I've been on a Belgian kick lately so today I'm brewing an Abbey Ale. I emailed this recipe to myself a while ago and I honestly can't remember where I found it. If I remember correctly it was described as a dubbel, but when I entered it into Beersmith I found it didn't quite fit the style guidelines, so I'm just referring to it as an Abbey Ale. Here's the recipe as I'm making it today. Maris Otter isn't a typical choice for a Belgian ale, but it's my favorite base malt.
7.00 # Crisp Maris Otter Pale Malt
1.50 # Briess Dark Munich
0.25 # Briess Carapils
0.50 # Briess Crystal 80L
2.00 # Amber Candi Sugar (15 min)
0.50 oz Target (60 min)
0.27 oz Willamette (10 min)
0.27 oz Liberty (5 min)
White Labs WLP500 Trappist Ale yeast in a 1L starter
1 Whirlfloc
5.2pH Stabilizer
90 minute mash at 150F, 90 minute boil
Start off fermentation at 65F then ramp up to 72F over a few days.
Brewing Notes
The brew session went smoothly. Assuming I entered everything correctly, my efficiency was slightly higher than 90% with this batch. I ended up using a bit more hops to help balance out the increased efficiency. I made the wort on Sunday and pitched the yeast on Monday afternoon.
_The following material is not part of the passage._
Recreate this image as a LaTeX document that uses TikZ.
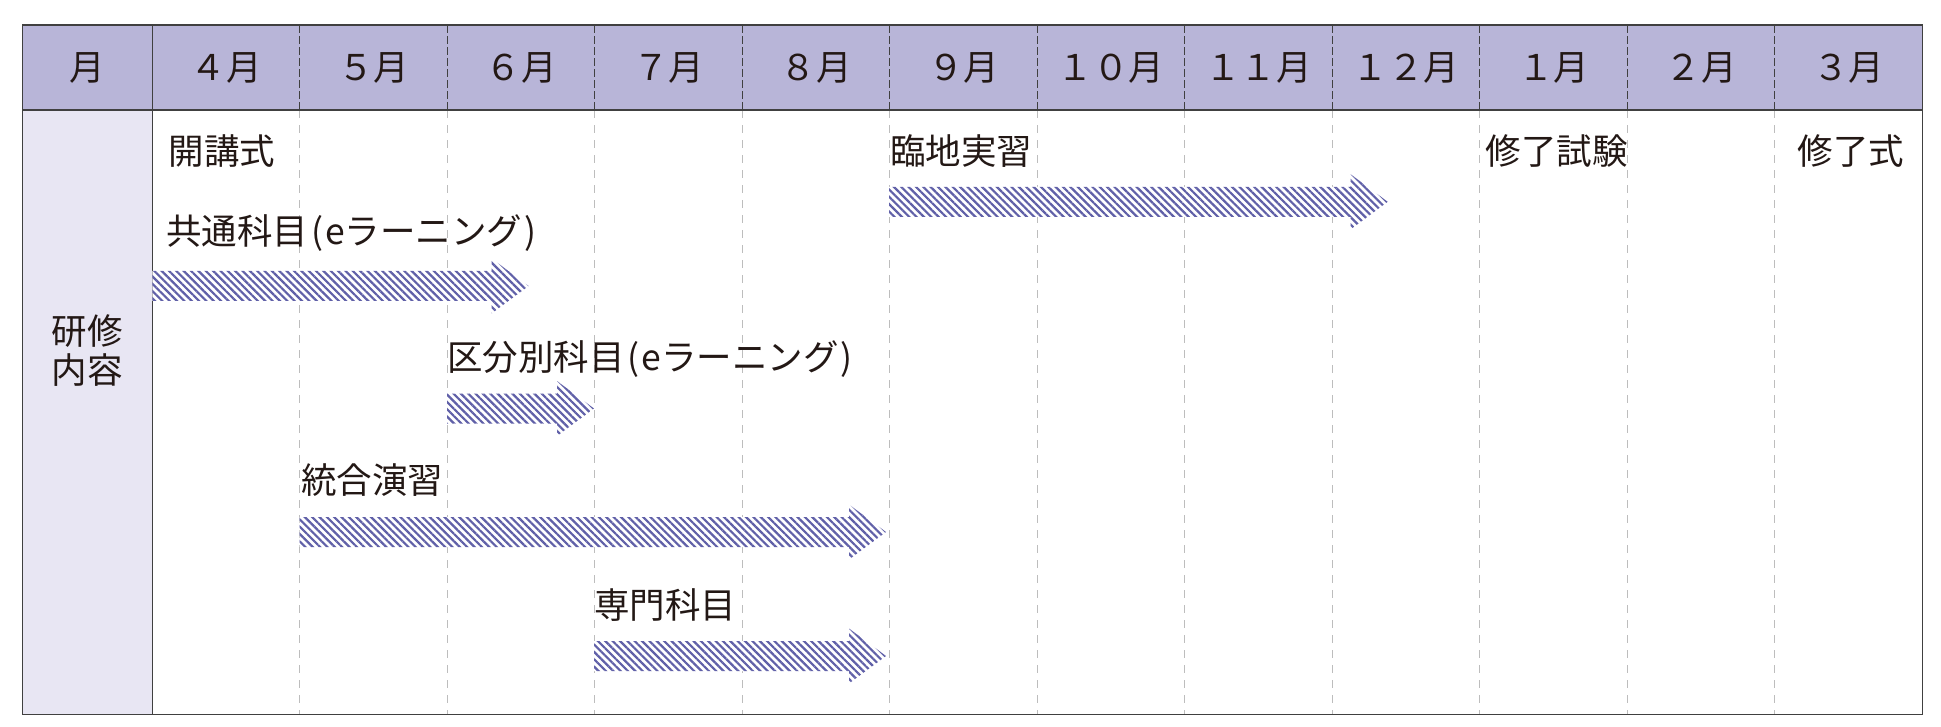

This morning (Tuesday) I'm seeing a nice dense krausen.
Update 9/19/2012
This one got kegged on 9/16. I didn't sample it before it went in the keg and I forgot to take a gravity reading so I'm not sure of the ABV. I'll have to take a gravity reading once it's conditioned and on tap. I do know that it smelled awesome when it was fermenting; definitely some banana aromas. I've seen some reviews of this yeast where they indicated the flavor profile in the finished beer was less intense than expected based on the heavy banana smells coming out of the fermentation, so it'll be interesting to see how this one tastes.
Update 11/30/2012
I never got around to measuring the final gravity on this one, but I'd guestimate it's at least 7% but probably closer to 8% ABV. That said, it's very easy drinking so this is one that can really sneak up on you as a friend of mine found out when I took some to a Halloween party last month. It's got some great Belgian character, very fruity from the ester profile, and a beautiful copper/amber color. I'll definitely brew this one again but I might cut down on the grain bill slightly to try to reduce the ABV a bit.